Opening the conversation is the first and hardest step with a devoted follower who has been subjected to undue influence. The first barrier will always be confirmation bias: we accept information that agrees with our beliefs and reject information that does not.
When our core beliefs are challenged, we experience cognitive dissonance – and the experience is often physiological as well as psychological. We wobble when disagreed with. Many people simply push away any challenge with thought-stopping: they either demand that you shut up, or they simply stop listening.
It is noticeable that academics often preface their comments with a disagreement – they say, “No” or “But”. This immediately and automatically rouses defenses. It is much better to frame even a disagreement with, “Yes, and…”, if you want someone to listen to your position. And pay attention to their facial expression to be sure that you are getting through.
When successful, exit-counseling is an exquisitely balanced communication. The counselor does not challenge the fervent believer, and does not raise the ego-defenses; instead, shared goals create rapport– both the counselor and the subject want to find the truth. And the counselor must always want to lead the subjects to think for themselves – even when that thinking causes cognitive dissonance for the counselor!

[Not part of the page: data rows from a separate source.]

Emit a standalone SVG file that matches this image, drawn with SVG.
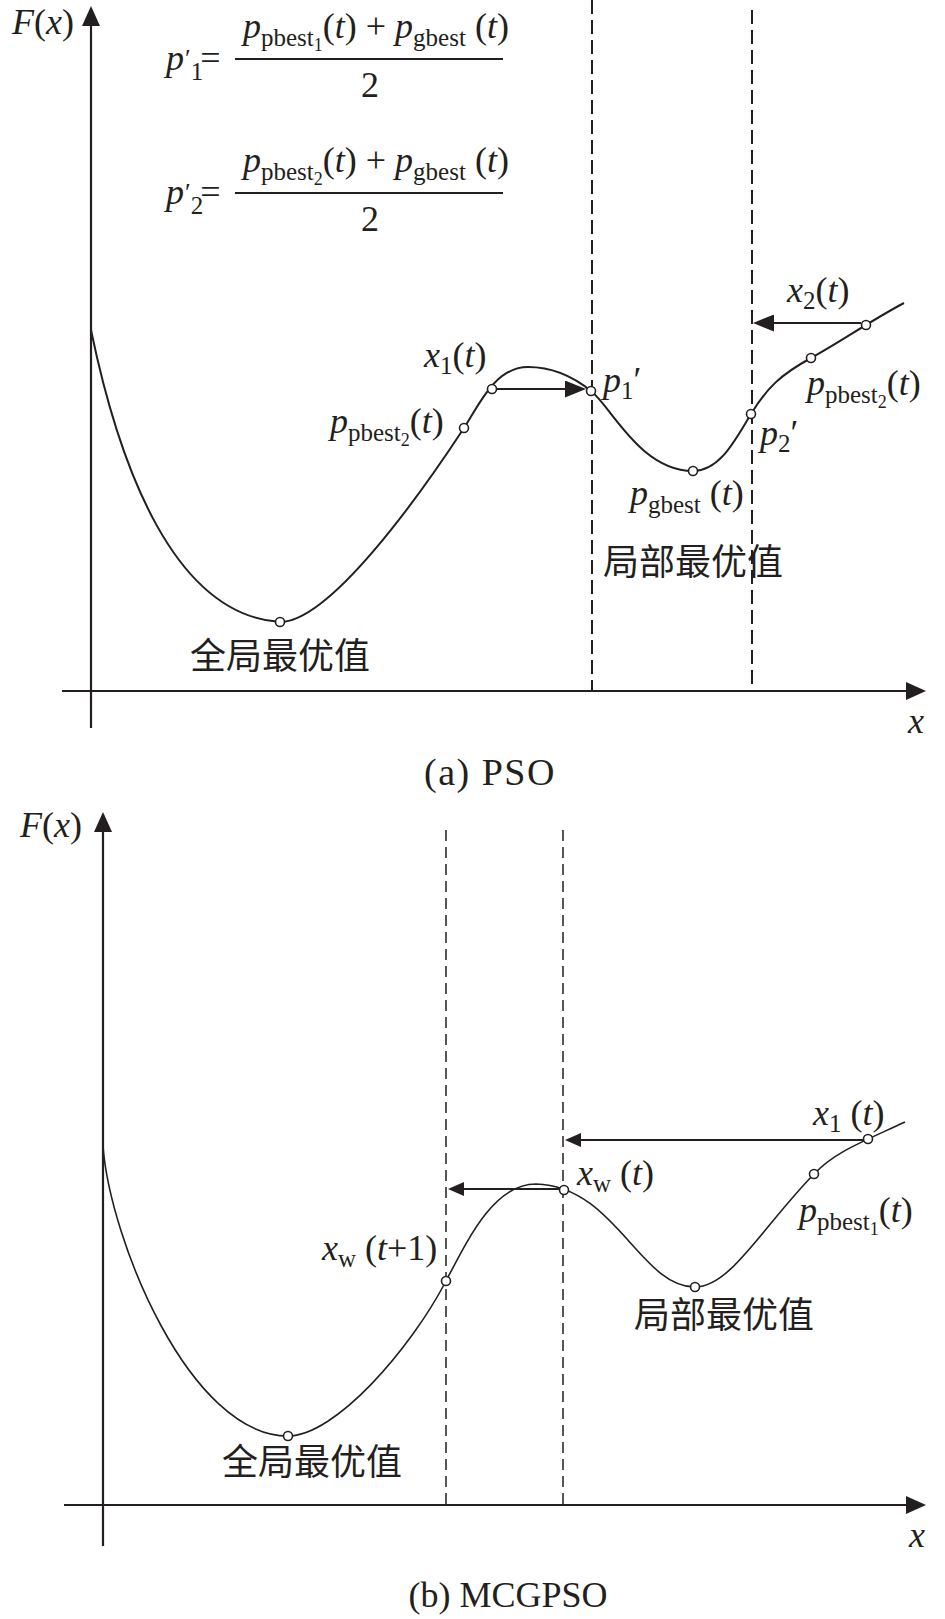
<svg xmlns="http://www.w3.org/2000/svg" width="945" height="1619" viewBox="0 0 945 1619">
<style>
.ax{stroke:#231f20;stroke-width:2.2;fill:none}
.cv{stroke:#231f20;stroke-width:2;fill:none}
.cvb{stroke:#231f20;stroke-width:1.6;fill:none}
.dsa{stroke:#231f20;stroke-width:2;stroke-dasharray:14 6;fill:none}
.dsb{stroke:#231f20;stroke-width:1.5;stroke-dasharray:11 6;fill:none}
.ar{stroke:#231f20;stroke-width:2;fill:none}
.pt{fill:#fff;stroke:#231f20;stroke-width:1.6}
text{font-family:"Liberation Serif","Times New Roman",serif;font-size:36px;fill:#231f20}
.i{font-style:italic}
.s{font-size:25px}
.ss{font-size:18px}
.pr{font-size:26px}
.cap{font-size:38px;letter-spacing:1.5px}
.cjk{font-family:"Noto Sans CJK SC","Noto Sans CJK TC",sans-serif;font-size:36px}
</style>
<defs>
<marker id="axh" markerUnits="userSpaceOnUse" markerWidth="20" markerHeight="18" refX="16" refY="9" orient="auto"><path d="M0,0 L20,9 L0,18 z" fill="#231f20"/></marker>
<marker id="ah" markerUnits="userSpaceOnUse" markerWidth="21" markerHeight="17" refX="17" refY="8.5" orient="auto"><path d="M0,0 L21,8.5 L0,17 z" fill="#231f20"/></marker>
<marker id="ahb" markerUnits="userSpaceOnUse" markerWidth="16" markerHeight="14" refX="12" refY="7" orient="auto"><path d="M0,0 L16,7 L0,14 z" fill="#231f20"/></marker>
</defs>
<rect width="945" height="1619" fill="#fff"/>

<!-- Panel (a) -->
<g id="axes-a">
<line class="ax" x1="91" y1="728" x2="91" y2="10" marker-end="url(#axh)"/>
<line class="ax" x1="62" y1="691" x2="922" y2="691" marker-end="url(#axh)"/>
<text x="12" y="34"><tspan class="i">F</tspan>(<tspan class="i">x</tspan>)</text>
<text x="908" y="733" class="i">x</text>
</g>
<g id="dashes-a">
<line class="dsa" x1="592" y1="0" x2="592" y2="690"/>
<line class="dsa" x1="752" y1="10" x2="752" y2="690"/>
</g>
<g id="formula-1">
<text x="166" y="70"><tspan class="i">p</tspan><tspan class="pr" dx="1" dy="-3">′</tspan><tspan class="s" dy="13">1</tspan><tspan dx="-3" dy="-10">=</tspan></text>
<text x="243" y="38"><tspan class="i">p</tspan><tspan class="s" dy="8">pbest</tspan><tspan class="ss" dy="5">1</tspan><tspan dy="-13">(</tspan><tspan class="i">t</tspan>) + <tspan class="i">p</tspan><tspan class="s" dy="8">gbest</tspan><tspan dy="-8"> (</tspan><tspan class="i">t</tspan>)</text>
<line x1="235" y1="59" x2="503" y2="59" stroke="#231f20" stroke-width="2"/>
<text x="370" y="97" text-anchor="middle">2</text>
</g>
<g id="formula-2">
<text x="166" y="204"><tspan class="i">p</tspan><tspan class="pr" dx="1" dy="-3">′</tspan><tspan class="s" dy="13">2</tspan><tspan dx="-3" dy="-10">=</tspan></text>
<text x="243" y="172"><tspan class="i">p</tspan><tspan class="s" dy="8">pbest</tspan><tspan class="ss" dy="5">2</tspan><tspan dy="-13">(</tspan><tspan class="i">t</tspan>) + <tspan class="i">p</tspan><tspan class="s" dy="8">gbest</tspan><tspan dy="-8"> (</tspan><tspan class="i">t</tspan>)</text>
<line x1="235" y1="193" x2="503" y2="193" stroke="#231f20" stroke-width="2"/>
<text x="370" y="231" text-anchor="middle">2</text>
</g>
<g id="curve-a">
<path class="cv" d="M91,330 C120,470 175,615 280,622 C330,622 420,495 464,428 C479,405 495,367 528,367 C555,367 575,378 591,391 C610,405 640,471 693,471 C720,471 735,440 751,414 C767,388 780,375 811,358 C842,341 870,321 904,303"/>
</g>
<g id="connectors-a">
<line class="ar" x1="497" y1="389" x2="582" y2="389" marker-end="url(#ah)"/>
<line class="ar" x1="861" y1="323" x2="757" y2="323" marker-end="url(#ah)"/>
</g>
<g id="points-a">
<circle class="pt" cx="280" cy="622" r="4.5"/>
<circle class="pt" cx="464" cy="428" r="4.5"/>
<circle class="pt" cx="492" cy="389" r="4.5"/>
<circle class="pt" cx="591" cy="391" r="4.5"/>
<circle class="pt" cx="693" cy="471" r="4.5"/>
<circle class="pt" cx="751" cy="414" r="4.5"/>
<circle class="pt" cx="811" cy="358" r="4.5"/>
<circle class="pt" cx="866" cy="325" r="4.5"/>
</g>
<g id="labels-a">
<text x="424" y="367"><tspan class="i">x</tspan><tspan class="s" dy="7">1</tspan><tspan dy="-7">(</tspan><tspan class="i">t</tspan>)</text>
<text x="603" y="392"><tspan class="i">p</tspan><tspan class="s" dy="7">1</tspan><tspan dy="-7">′</tspan></text>
<text x="330" y="433"><tspan class="i">p</tspan><tspan class="s" dy="8">pbest</tspan><tspan class="ss" dy="5">2</tspan><tspan dy="-13">(</tspan><tspan class="i">t</tspan>)</text>
<text x="630" y="505"><tspan class="i">p</tspan><tspan class="s" dy="8">gbest</tspan><tspan dy="-8"> (</tspan><tspan class="i">t</tspan>)</text>
<text x="760" y="445"><tspan class="i">p</tspan><tspan class="s" dy="7">2</tspan><tspan dy="-7">′</tspan></text>
<text x="787" y="302"><tspan class="i">x</tspan><tspan class="s" dy="7">2</tspan><tspan dy="-7">(</tspan><tspan class="i">t</tspan>)</text>
<text x="807" y="395"><tspan class="i">p</tspan><tspan class="s" dy="8">pbest</tspan><tspan class="ss" dy="5">2</tspan><tspan dy="-13">(</tspan><tspan class="i">t</tspan>)</text>
<text x="603" y="575" class="cjk">局部最优值</text>
<text x="190" y="669" class="cjk">全局最优值</text>
<text x="490" y="785" text-anchor="middle" class="cap">(a) PSO</text>
</g>

<!-- Panel (b) -->
<g id="axes-b">
<line class="ax" x1="103" y1="1546" x2="103" y2="816" marker-end="url(#axh)"/>
<line class="ax" x1="64" y1="1505" x2="922" y2="1505" marker-end="url(#axh)"/>
<text x="20" y="837"><tspan class="i">F</tspan>(<tspan class="i">x</tspan>)</text>
<text x="909" y="1547" class="i">x</text>
</g>
<g id="dashes-b">
<line class="dsb" x1="446" y1="830" x2="446" y2="1504"/>
<line class="dsb" x1="563" y1="830" x2="563" y2="1504"/>
</g>
<g id="curve-b">
<path class="cvb" d="M103,1146 C110,1240 190,1436 288,1436 C335,1436 410,1350 446,1281 C470,1235 495,1184 536,1184 C615,1186 640,1287 695,1287 C730,1287 760,1230 814,1174 C835,1152 860,1143 905,1122"/>
</g>
<g id="connectors-b">
<line class="ar" x1="863" y1="1140" x2="569" y2="1140" marker-end="url(#ahb)"/>
<line class="ar" x1="559" y1="1189" x2="452" y2="1189" marker-end="url(#ahb)"/>
</g>
<g id="points-b">
<circle class="pt" cx="288" cy="1436" r="4.5"/>
<circle class="pt" cx="446" cy="1281" r="4.5"/>
<circle class="pt" cx="564" cy="1190" r="4.5"/>
<circle class="pt" cx="695" cy="1287" r="4.5"/>
<circle class="pt" cx="814" cy="1174" r="4.5"/>
<circle class="pt" cx="868" cy="1139" r="4.5"/>
</g>
<g id="labels-b">
<text x="322" y="1260"><tspan class="i">x</tspan><tspan class="s" dy="7">w</tspan><tspan dy="-7"> (</tspan><tspan class="i">t</tspan>+1)</text>
<text x="577" y="1185"><tspan class="i">x</tspan><tspan class="s" dy="7">w</tspan><tspan dy="-7"> (</tspan><tspan class="i">t</tspan>)</text>
<text x="813" y="1125"><tspan class="i">x</tspan><tspan class="s" dy="7">1</tspan><tspan dy="-7"> (</tspan><tspan class="i">t</tspan>)</text>
<text x="799" y="1222"><tspan class="i">p</tspan><tspan class="s" dy="8">pbest</tspan><tspan class="ss" dy="5">1</tspan><tspan dy="-13">(</tspan><tspan class="i">t</tspan>)</text>
<text x="634" y="1328" class="cjk">局部最优值</text>
<text x="222" y="1475" class="cjk">全局最优值</text>
<text x="508" y="1607" text-anchor="middle">(b) MCGPSO</text>
</g>
</svg>
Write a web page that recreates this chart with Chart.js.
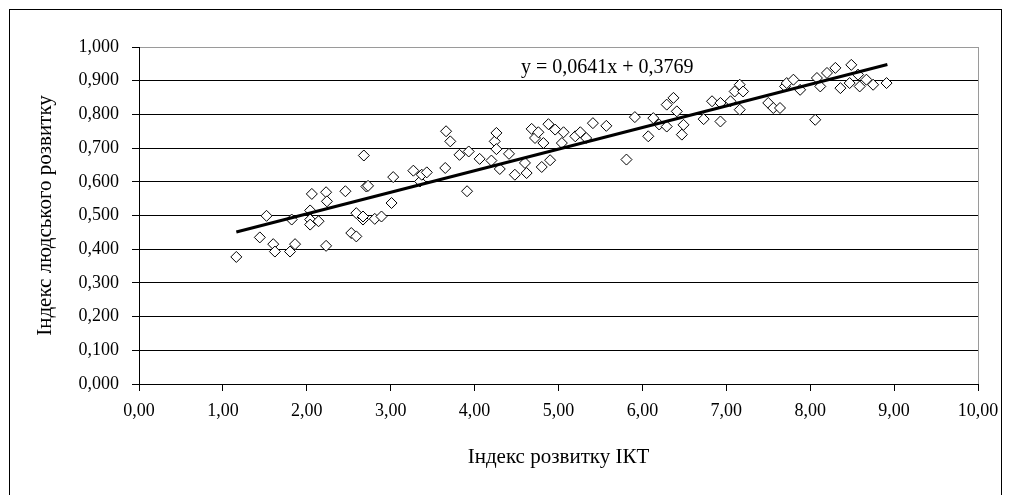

It is important to be courteous, to allow the person to fully express their thoughts and beliefs, and to acknowledge their successes in the relationship or group, so that they will feel comfortable discussing any failures. Only friendly discussion lowers the barrier of confirmation bias. Any attempt to prove the believer wrong through evidence and rational argument will fail, until the believer is ready to take charge of the enquiry.
It sounds easy, but it can take a long time to create this friendly exchange when you are dealing with someone whose distrust of outsiders has been amplified by a group leader or abusive partner. Take that time: it is well worth it!